Copy each line below exactly and leave the pictures out.

§ Material provided:

(begin)

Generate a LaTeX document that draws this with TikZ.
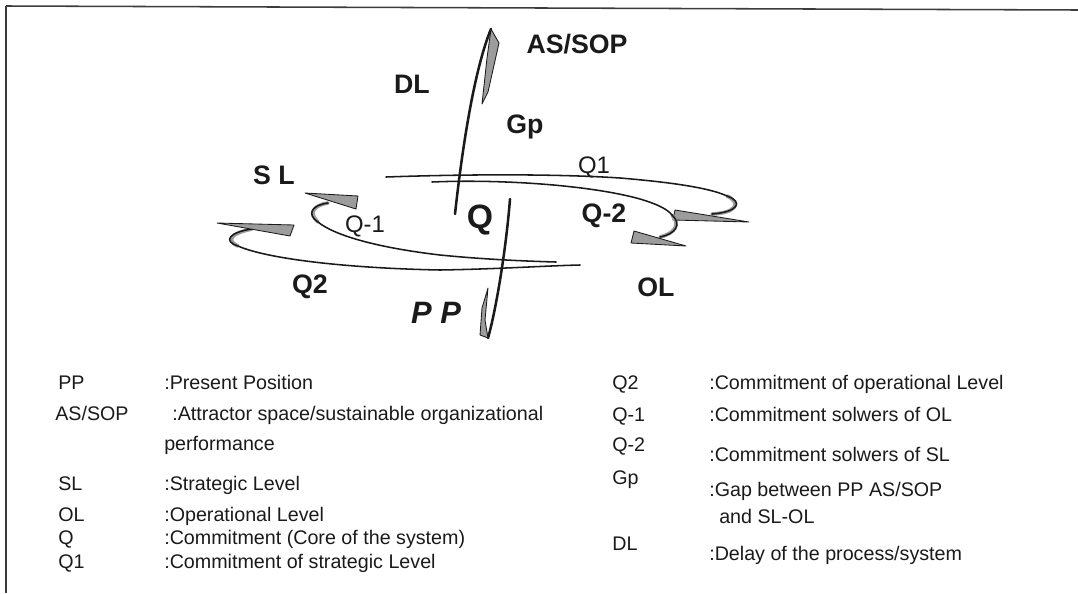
\documentclass[tikz,border=0pt]{standalone}
\usepackage{fontspec}
\setmainfont{Liberation Sans}
\usepackage{tikz}
\usetikzlibrary{arrows.meta, positioning, calc}
\definecolor{inkblack}{HTML}{1A1A1A}
\definecolor{barbgray}{HTML}{9C9C9C}
\tikzset{
  lbl/.style={font=\fontsize{19}{22}\selectfont\bfseries, inner sep=0pt, text=inkblack},
  lblthin/.style={font=\fontsize{17}{20}\selectfont, inner sep=0pt, text=inkblack},
  keytxt/.style={font=\fontsize{14}{16}\selectfont, inner sep=0pt, anchor=base west, text=inkblack},
  stem/.style={draw=inkblack, line width=1.8pt, line cap=round},
  loopline/.style={draw=inkblack, line width=1.1pt, line cap=round},
  band/.style={draw=barbgray, line width=2.6pt, line cap=round},
  barb/.style={fill=barbgray, draw=inkblack, line width=0.6pt, line join=round},
  frameline/.style={draw=inkblack!85, line width=1.1pt},
}

\begin{document}
\begin{tikzpicture}[x=0.025cm, y=-0.025cm]
  \useasboundingbox (0,0) rectangle (1078,593);
  \draw[frameline] (6,6) -- (1078,10);
  \draw[frameline] (6,6) -- (6,593);

  % vertical strokes
  \coordinate (gpFoot) at (455,214);
  \coordinate (asTip) at (491,29);
  \coordinate (qTop) at (510,199);
  \coordinate (ppTip) at (488,338);
  \draw[stem] (gpFoot) .. controls (462,150) and (474,70) .. (asTip);
  \draw[barb] (asTip) -- (499,43) -- (488,92) -- (482,104) -- (487,58) -- cycle;
  \draw[stem] (qTop) .. controls (506,250) and (496,310) .. (ppTip);
  \draw[barb] (488,288) -- (485,320) -- (ppTip) -- (480,335) -- (482,308) -- cycle;

  % Q1 loop (upper right)
  \coordinate (qoneStart) at (386,177);
  \coordinate (qoneBend) at (727,196);
  \coordinate (qoneEnd) at (712,214);
  \draw[band] (qoneBend) .. controls (742,203) and (736,213) .. (qoneEnd);
  \draw[loopline] (qoneStart) .. controls (470,174) and (560,174) .. (620,178)
    .. controls (680,183) and (712,189) .. (qoneBend)
    .. controls (744,202) and (738,212) .. (qoneEnd);
  \draw[barb] (675,210) -- (749,222) -- (673,220) -- cycle;

  % Q-2 loop (lower right)
  \coordinate (qmtwoStart) at (432,182);
  \coordinate (qmtwoBend) at (672,215);
  \coordinate (qmtwoEnd) at (660,237);
  \draw[band] (qmtwoBend) .. controls (680,224) and (676,233) .. (qmtwoEnd);
  \draw[loopline] (qmtwoStart) .. controls (500,179) and (590,185) .. (640,199)
    .. controls (660,205) and (668,210) .. (qmtwoBend)
    .. controls (682,224) and (676,234) .. (qmtwoEnd);
  \draw[barb] (634,231) -- (686,246) -- (631,243) -- cycle;

  % Q-1 loop (upper left)
  \coordinate (qmoneEnd) at (556,262);
  \coordinate (qmoneHook) at (328,203);
  \coordinate (qmoneBend) at (318,222);
  \draw[band] (qmoneHook) .. controls (314,205) and (308,213) .. (qmoneBend);
  \draw[loopline] (qmoneHook) .. controls (312,205) and (306,214) .. (qmoneBend)
    .. controls (335,236) and (380,248) .. (440,255)
    .. controls (480,259) and (520,261) .. (qmoneEnd);
  \draw[barb] (305,193) -- (358,196) -- (356,209) -- cycle;

  % Q2 loop (lower left)
  \coordinate (qtwoEnd) at (580,265);
  \coordinate (qtwoHook) at (252,229);
  \coordinate (qtwoBend) at (238,246);
  \draw[band] (qtwoHook) .. controls (232,233) and (225,240) .. (qtwoBend);
  \draw[loopline] (qtwoHook) .. controls (230,232) and (222,241) .. (qtwoBend)
    .. controls (265,258) and (340,268) .. (440,270)
    .. controls (500,269) and (540,266) .. (qtwoEnd);
  \draw[barb] (217,223) -- (294,225) -- (290,236) -- cycle;

  % labels
  \node[lbl] (assop) at (577,44) {AS/SOP};
  \node[lbl] (dl) at (412,84) {DL};
  \node[lbl] (gp) at (525,127) {Gp};
  \node[lblthin] (qone) at (594,167) {Q1};
  \node[lbl] (sl) at (274,175) {S L};
  \node[lblthin] (qmone) at (365,226) {Q-1};
  \node[lbl, font=\fontsize{24}{26}\selectfont\bfseries] (q) at (480,220) {Q};
  \node[lbl] (qmtwo) at (604,216) {Q-2};
  \node[lbl] (qtwo) at (310,287) {Q2};
  \node[lbl] (ol) at (656,287) {OL};
  \node[lbl, font=\fontsize{22}{24}\selectfont\bfseries\itshape] (pp) at (436,313) {P P};

  % legend, left column
  \node[keytxt] (kpp) at (58,389) {PP};
  \node[keytxt] (dpp) at (164,389) {:Present Position};
  \node[keytxt] (kas) at (55,420) {AS/SOP};
  \node[keytxt] (das) at (172,420) {:Attractor space/sustainable organizational};
  \node[keytxt] (das2) at (164,450) {performance};
  \node[keytxt] (ksl) at (58,490) {SL};
  \node[keytxt] (dsl) at (164,490) {:Strategic Level};
  \node[keytxt] (kol) at (58,521) {OL};
  \node[keytxt] (dol) at (164,521) {:Operational Level};
  \node[keytxt] (kq) at (58,544) {Q};
  \node[keytxt] (dq) at (164,544) {:Commitment (Core of the system)};
  \node[keytxt] (kqone) at (58,568) {Q1};
  \node[keytxt] (dqone) at (164,568) {:Commitment of strategic Level};

  % legend, right column
  \node[keytxt] (kqtwo) at (612,389) {Q2};
  \node[keytxt] (dqtwo) at (709,389) {:Commitment of operational Level};
  \node[keytxt] (kqmone) at (612,421) {Q-1};
  \node[keytxt] (dqmone) at (709,421) {:Commitment solwers of OL};
  \node[keytxt] (kqmtwo) at (612,451) {Q-2};
  \node[keytxt] (dqmtwo) at (709,461) {:Commitment solwers of SL};
  \node[keytxt] (kgp) at (612,484) {Gp};
  \node[keytxt] (dgp) at (709,496) {:Gap between PP AS/SOP};
  \node[keytxt] (dgp2) at (719,523) {and SL-OL};
  \node[keytxt] (kdl) at (612,550) {DL};
  \node[keytxt] (ddl) at (709,560) {:Delay of the process/system};
\end{tikzpicture}
\end{document}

(end)

§ Output of the exercise:
Generate a LaTeX document that draws this with TikZ.
\documentclass[tikz,border=0pt]{standalone}
\usepackage{fontspec}
\setmainfont{Liberation Sans}
\usepackage{tikz}
\usetikzlibrary{arrows.meta, positioning, calc}
\definecolor{inkblack}{HTML}{1A1A1A}
\definecolor{barbgray}{HTML}{9C9C9C}
\tikzset{
  lbl/.style={font=\fontsize{19}{22}\selectfont\bfseries, inner sep=0pt, text=inkblack},
  lblthin/.style={font=\fontsize{17}{20}\selectfont, inner sep=0pt, text=inkblack},
  keytxt/.style={font=\fontsize{14}{16}\selectfont, inner sep=0pt, anchor=base west, text=inkblack},
  stem/.style={draw=inkblack, line width=1.8pt, line cap=round},
  loopline/.style={draw=inkblack, line width=1.1pt, line cap=round},
  band/.style={draw=barbgray, line width=2.6pt, line cap=round},
  barb/.style={fill=barbgray, draw=inkblack, line width=0.6pt, line join=round},
  frameline/.style={draw=inkblack!85, line width=1.1pt},
}

\begin{document}
\begin{tikzpicture}[x=0.025cm, y=-0.025cm]
  \useasboundingbox (0,0) rectangle (1078,593);
  \draw[frameline] (6,6) -- (1078,10);
  \draw[frameline] (6,6) -- (6,593);

  % vertical strokes
  \coordinate (gpFoot) at (455,214);
  \coordinate (asTip) at (491,29);
  \coordinate (qTop) at (510,199);
  \coordinate (ppTip) at (488,338);
  \draw[stem] (gpFoot) .. controls (462,150) and (474,70) .. (asTip);
  \draw[barb] (asTip) -- (499,43) -- (488,92) -- (482,104) -- (487,58) -- cycle;
  \draw[stem] (qTop) .. controls (506,250) and (496,310) .. (ppTip);
  \draw[barb] (488,288) -- (485,320) -- (ppTip) -- (480,335) -- (482,308) -- cycle;

  % Q1 loop (upper right)
  \coordinate (qoneStart) at (386,177);
  \coordinate (qoneBend) at (727,196);
  \coordinate (qoneEnd) at (712,214);
  \draw[band] (qoneBend) .. controls (742,203) and (736,213) .. (qoneEnd);
  \draw[loopline] (qoneStart) .. controls (470,174) and (560,174) .. (620,178)
    .. controls (680,183) and (712,189) .. (qoneBend)
    .. controls (744,202) and (738,212) .. (qoneEnd);
  \draw[barb] (675,210) -- (749,222) -- (673,220) -- cycle;

  % Q-2 loop (lower right)
  \coordinate (qmtwoStart) at (432,182);
  \coordinate (qmtwoBend) at (672,215);
  \coordinate (qmtwoEnd) at (660,237);
  \draw[band] (qmtwoBend) .. controls (680,224) and (676,233) .. (qmtwoEnd);
  \draw[loopline] (qmtwoStart) .. controls (500,179) and (590,185) .. (640,199)
    .. controls (660,205) and (668,210) .. (qmtwoBend)
    .. controls (682,224) and (676,234) .. (qmtwoEnd);
  \draw[barb] (634,231) -- (686,246) -- (631,243) -- cycle;

  % Q-1 loop (upper left)
  \coordinate (qmoneEnd) at (556,262);
  \coordinate (qmoneHook) at (328,203);
  \coordinate (qmoneBend) at (318,222);
  \draw[band] (qmoneHook) .. controls (314,205) and (308,213) .. (qmoneBend);
  \draw[loopline] (qmoneHook) .. controls (312,205) and (306,214) .. (qmoneBend)
    .. controls (335,236) and (380,248) .. (440,255)
    .. controls (480,259) and (520,261) .. (qmoneEnd);
  \draw[barb] (305,193) -- (358,196) -- (356,209) -- cycle;

  % Q2 loop (lower left)
  \coordinate (qtwoEnd) at (580,265);
  \coordinate (qtwoHook) at (252,229);
  \coordinate (qtwoBend) at (238,246);
  \draw[band] (qtwoHook) .. controls (232,233) and (225,240) .. (qtwoBend);
  \draw[loopline] (qtwoHook) .. controls (230,232) and (222,241) .. (qtwoBend)
    .. controls (265,258) and (340,268) .. (440,270)
    .. controls (500,269) and (540,266) .. (qtwoEnd);
  \draw[barb] (217,223) -- (294,225) -- (290,236) -- cycle;

  % labels
  \node[lbl] (assop) at (577,44) {AS/SOP};
  \node[lbl] (dl) at (412,84) {DL};
  \node[lbl] (gp) at (525,127) {Gp};
  \node[lblthin] (qone) at (594,167) {Q1};
  \node[lbl] (sl) at (274,175) {S L};
  \node[lblthin] (qmone) at (365,226) {Q-1};
  \node[lbl, font=\fontsize{24}{26}\selectfont\bfseries] (q) at (480,220) {Q};
  \node[lbl] (qmtwo) at (604,216) {Q-2};
  \node[lbl] (qtwo) at (310,287) {Q2};
  \node[lbl] (ol) at (656,287) {OL};
  \node[lbl, font=\fontsize{22}{24}\selectfont\bfseries\itshape] (pp) at (436,313) {P P};

  % legend, left column
  \node[keytxt] (kpp) at (58,389) {PP};
  \node[keytxt] (dpp) at (164,389) {:Present Position};
  \node[keytxt] (kas) at (55,420) {AS/SOP};
  \node[keytxt] (das) at (172,420) {:Attractor space/sustainable organizational};
  \node[keytxt] (das2) at (164,450) {performance};
  \node[keytxt] (ksl) at (58,490) {SL};
  \node[keytxt] (dsl) at (164,490) {:Strategic Level};
  \node[keytxt] (kol) at (58,521) {OL};
  \node[keytxt] (dol) at (164,521) {:Operational Level};
  \node[keytxt] (kq) at (58,544) {Q};
  \node[keytxt] (dq) at (164,544) {:Commitment (Core of the system)};
  \node[keytxt] (kqone) at (58,568) {Q1};
  \node[keytxt] (dqone) at (164,568) {:Commitment of strategic Level};

  % legend, right column
  \node[keytxt] (kqtwo) at (612,389) {Q2};
  \node[keytxt] (dqtwo) at (709,389) {:Commitment of operational Level};
  \node[keytxt] (kqmone) at (612,421) {Q-1};
  \node[keytxt] (dqmone) at (709,421) {:Commitment solwers of OL};
  \node[keytxt] (kqmtwo) at (612,451) {Q-2};
  \node[keytxt] (dqmtwo) at (709,461) {:Commitment solwers of SL};
  \node[keytxt] (kgp) at (612,484) {Gp};
  \node[keytxt] (dgp) at (709,496) {:Gap between PP AS/SOP};
  \node[keytxt] (dgp2) at (719,523) {and SL-OL};
  \node[keytxt] (kdl) at (612,550) {DL};
  \node[keytxt] (ddl) at (709,560) {:Delay of the process/system};
\end{tikzpicture}
\end{document}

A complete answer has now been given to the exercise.